-- start Listing --
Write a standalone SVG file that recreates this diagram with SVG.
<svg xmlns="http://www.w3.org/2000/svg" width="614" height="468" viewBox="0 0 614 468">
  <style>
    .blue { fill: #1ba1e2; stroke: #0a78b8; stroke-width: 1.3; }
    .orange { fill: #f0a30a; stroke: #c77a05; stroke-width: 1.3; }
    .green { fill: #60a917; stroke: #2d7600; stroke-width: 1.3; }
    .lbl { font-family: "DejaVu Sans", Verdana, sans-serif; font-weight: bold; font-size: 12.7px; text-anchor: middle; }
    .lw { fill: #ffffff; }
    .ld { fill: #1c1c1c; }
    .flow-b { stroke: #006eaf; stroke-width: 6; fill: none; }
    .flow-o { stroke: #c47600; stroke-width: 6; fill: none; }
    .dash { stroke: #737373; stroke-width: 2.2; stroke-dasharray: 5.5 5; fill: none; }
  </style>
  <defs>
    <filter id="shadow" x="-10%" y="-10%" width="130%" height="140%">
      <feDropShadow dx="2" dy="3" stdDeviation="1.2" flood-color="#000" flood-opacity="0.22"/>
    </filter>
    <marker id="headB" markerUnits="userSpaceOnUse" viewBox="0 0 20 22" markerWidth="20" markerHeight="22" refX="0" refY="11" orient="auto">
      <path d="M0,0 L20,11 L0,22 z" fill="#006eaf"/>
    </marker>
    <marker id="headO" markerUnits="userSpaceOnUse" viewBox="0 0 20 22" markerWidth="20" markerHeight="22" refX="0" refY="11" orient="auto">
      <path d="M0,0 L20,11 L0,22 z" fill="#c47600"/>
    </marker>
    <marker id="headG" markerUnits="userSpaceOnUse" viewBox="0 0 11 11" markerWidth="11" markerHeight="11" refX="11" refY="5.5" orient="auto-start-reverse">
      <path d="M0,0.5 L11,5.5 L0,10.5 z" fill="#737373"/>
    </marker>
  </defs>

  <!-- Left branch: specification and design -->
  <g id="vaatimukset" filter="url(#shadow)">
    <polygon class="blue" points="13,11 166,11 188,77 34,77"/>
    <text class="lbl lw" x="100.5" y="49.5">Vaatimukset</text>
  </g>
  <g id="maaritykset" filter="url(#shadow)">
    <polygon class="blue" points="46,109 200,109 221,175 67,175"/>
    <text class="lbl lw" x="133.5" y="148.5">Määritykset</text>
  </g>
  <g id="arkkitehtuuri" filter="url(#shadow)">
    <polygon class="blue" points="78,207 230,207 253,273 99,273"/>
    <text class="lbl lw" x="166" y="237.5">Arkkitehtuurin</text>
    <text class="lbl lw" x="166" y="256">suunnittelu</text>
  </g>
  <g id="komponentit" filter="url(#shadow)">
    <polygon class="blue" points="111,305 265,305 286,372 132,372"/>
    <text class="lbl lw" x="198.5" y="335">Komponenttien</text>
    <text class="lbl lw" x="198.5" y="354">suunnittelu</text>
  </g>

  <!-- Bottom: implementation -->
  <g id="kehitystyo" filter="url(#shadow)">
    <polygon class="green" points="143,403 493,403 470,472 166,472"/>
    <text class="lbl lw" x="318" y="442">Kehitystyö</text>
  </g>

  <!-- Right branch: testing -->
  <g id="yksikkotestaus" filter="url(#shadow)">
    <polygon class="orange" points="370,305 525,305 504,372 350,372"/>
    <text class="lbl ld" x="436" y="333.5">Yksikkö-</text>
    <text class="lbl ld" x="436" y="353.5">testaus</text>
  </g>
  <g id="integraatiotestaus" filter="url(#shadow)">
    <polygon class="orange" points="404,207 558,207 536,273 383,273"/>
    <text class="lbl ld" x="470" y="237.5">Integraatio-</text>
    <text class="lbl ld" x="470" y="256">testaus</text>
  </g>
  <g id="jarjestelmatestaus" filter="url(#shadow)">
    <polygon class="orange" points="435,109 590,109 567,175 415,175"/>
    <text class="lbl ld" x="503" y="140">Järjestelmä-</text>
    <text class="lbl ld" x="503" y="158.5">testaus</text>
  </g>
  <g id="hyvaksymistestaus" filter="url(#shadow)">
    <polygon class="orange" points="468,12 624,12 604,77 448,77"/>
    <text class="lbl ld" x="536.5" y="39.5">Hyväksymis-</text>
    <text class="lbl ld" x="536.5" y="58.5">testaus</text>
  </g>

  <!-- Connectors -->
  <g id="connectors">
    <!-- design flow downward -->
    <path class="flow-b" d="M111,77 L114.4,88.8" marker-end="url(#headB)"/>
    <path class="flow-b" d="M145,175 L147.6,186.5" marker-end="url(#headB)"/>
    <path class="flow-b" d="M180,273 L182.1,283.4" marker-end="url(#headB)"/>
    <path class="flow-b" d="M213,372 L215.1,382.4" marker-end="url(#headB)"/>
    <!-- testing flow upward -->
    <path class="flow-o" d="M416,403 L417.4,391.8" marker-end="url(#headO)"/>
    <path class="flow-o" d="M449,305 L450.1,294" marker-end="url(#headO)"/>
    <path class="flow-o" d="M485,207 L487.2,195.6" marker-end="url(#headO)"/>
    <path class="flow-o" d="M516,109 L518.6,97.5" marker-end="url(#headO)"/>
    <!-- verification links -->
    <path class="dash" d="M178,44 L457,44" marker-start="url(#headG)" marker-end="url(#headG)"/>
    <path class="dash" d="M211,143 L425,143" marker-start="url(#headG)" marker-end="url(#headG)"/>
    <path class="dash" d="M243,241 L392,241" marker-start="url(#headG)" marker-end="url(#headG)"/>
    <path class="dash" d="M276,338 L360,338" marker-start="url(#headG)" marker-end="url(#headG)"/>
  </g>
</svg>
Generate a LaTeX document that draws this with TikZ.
-- end Listing --
→ Required task
The records above should be repeated in full, exactly as given.

→ Result
Write a standalone SVG file that recreates this diagram with SVG.
<svg xmlns="http://www.w3.org/2000/svg" width="614" height="468" viewBox="0 0 614 468">
  <style>
    .blue { fill: #1ba1e2; stroke: #0a78b8; stroke-width: 1.3; }
    .orange { fill: #f0a30a; stroke: #c77a05; stroke-width: 1.3; }
    .green { fill: #60a917; stroke: #2d7600; stroke-width: 1.3; }
    .lbl { font-family: "DejaVu Sans", Verdana, sans-serif; font-weight: bold; font-size: 12.7px; text-anchor: middle; }
    .lw { fill: #ffffff; }
    .ld { fill: #1c1c1c; }
    .flow-b { stroke: #006eaf; stroke-width: 6; fill: none; }
    .flow-o { stroke: #c47600; stroke-width: 6; fill: none; }
    .dash { stroke: #737373; stroke-width: 2.2; stroke-dasharray: 5.5 5; fill: none; }
  </style>
  <defs>
    <filter id="shadow" x="-10%" y="-10%" width="130%" height="140%">
      <feDropShadow dx="2" dy="3" stdDeviation="1.2" flood-color="#000" flood-opacity="0.22"/>
    </filter>
    <marker id="headB" markerUnits="userSpaceOnUse" viewBox="0 0 20 22" markerWidth="20" markerHeight="22" refX="0" refY="11" orient="auto">
      <path d="M0,0 L20,11 L0,22 z" fill="#006eaf"/>
    </marker>
    <marker id="headO" markerUnits="userSpaceOnUse" viewBox="0 0 20 22" markerWidth="20" markerHeight="22" refX="0" refY="11" orient="auto">
      <path d="M0,0 L20,11 L0,22 z" fill="#c47600"/>
    </marker>
    <marker id="headG" markerUnits="userSpaceOnUse" viewBox="0 0 11 11" markerWidth="11" markerHeight="11" refX="11" refY="5.5" orient="auto-start-reverse">
      <path d="M0,0.5 L11,5.5 L0,10.5 z" fill="#737373"/>
    </marker>
  </defs>

  <!-- Left branch: specification and design -->
  <g id="vaatimukset" filter="url(#shadow)">
    <polygon class="blue" points="13,11 166,11 188,77 34,77"/>
    <text class="lbl lw" x="100.5" y="49.5">Vaatimukset</text>
  </g>
  <g id="maaritykset" filter="url(#shadow)">
    <polygon class="blue" points="46,109 200,109 221,175 67,175"/>
    <text class="lbl lw" x="133.5" y="148.5">Määritykset</text>
  </g>
  <g id="arkkitehtuuri" filter="url(#shadow)">
    <polygon class="blue" points="78,207 230,207 253,273 99,273"/>
    <text class="lbl lw" x="166" y="237.5">Arkkitehtuurin</text>
    <text class="lbl lw" x="166" y="256">suunnittelu</text>
  </g>
  <g id="komponentit" filter="url(#shadow)">
    <polygon class="blue" points="111,305 265,305 286,372 132,372"/>
    <text class="lbl lw" x="198.5" y="335">Komponenttien</text>
    <text class="lbl lw" x="198.5" y="354">suunnittelu</text>
  </g>

  <!-- Bottom: implementation -->
  <g id="kehitystyo" filter="url(#shadow)">
    <polygon class="green" points="143,403 493,403 470,472 166,472"/>
    <text class="lbl lw" x="318" y="442">Kehitystyö</text>
  </g>

  <!-- Right branch: testing -->
  <g id="yksikkotestaus" filter="url(#shadow)">
    <polygon class="orange" points="370,305 525,305 504,372 350,372"/>
    <text class="lbl ld" x="436" y="333.5">Yksikkö-</text>
    <text class="lbl ld" x="436" y="353.5">testaus</text>
  </g>
  <g id="integraatiotestaus" filter="url(#shadow)">
    <polygon class="orange" points="404,207 558,207 536,273 383,273"/>
    <text class="lbl ld" x="470" y="237.5">Integraatio-</text>
    <text class="lbl ld" x="470" y="256">testaus</text>
  </g>
  <g id="jarjestelmatestaus" filter="url(#shadow)">
    <polygon class="orange" points="435,109 590,109 567,175 415,175"/>
    <text class="lbl ld" x="503" y="140">Järjestelmä-</text>
    <text class="lbl ld" x="503" y="158.5">testaus</text>
  </g>
  <g id="hyvaksymistestaus" filter="url(#shadow)">
    <polygon class="orange" points="468,12 624,12 604,77 448,77"/>
    <text class="lbl ld" x="536.5" y="39.5">Hyväksymis-</text>
    <text class="lbl ld" x="536.5" y="58.5">testaus</text>
  </g>

  <!-- Connectors -->
  <g id="connectors">
    <!-- design flow downward -->
    <path class="flow-b" d="M111,77 L114.4,88.8" marker-end="url(#headB)"/>
    <path class="flow-b" d="M145,175 L147.6,186.5" marker-end="url(#headB)"/>
    <path class="flow-b" d="M180,273 L182.1,283.4" marker-end="url(#headB)"/>
    <path class="flow-b" d="M213,372 L215.1,382.4" marker-end="url(#headB)"/>
    <!-- testing flow upward -->
    <path class="flow-o" d="M416,403 L417.4,391.8" marker-end="url(#headO)"/>
    <path class="flow-o" d="M449,305 L450.1,294" marker-end="url(#headO)"/>
    <path class="flow-o" d="M485,207 L487.2,195.6" marker-end="url(#headO)"/>
    <path class="flow-o" d="M516,109 L518.6,97.5" marker-end="url(#headO)"/>
    <!-- verification links -->
    <path class="dash" d="M178,44 L457,44" marker-start="url(#headG)" marker-end="url(#headG)"/>
    <path class="dash" d="M211,143 L425,143" marker-start="url(#headG)" marker-end="url(#headG)"/>
    <path class="dash" d="M243,241 L392,241" marker-start="url(#headG)" marker-end="url(#headG)"/>
    <path class="dash" d="M276,338 L360,338" marker-start="url(#headG)" marker-end="url(#headG)"/>
  </g>
</svg>
Generate a LaTeX document that draws this with TikZ.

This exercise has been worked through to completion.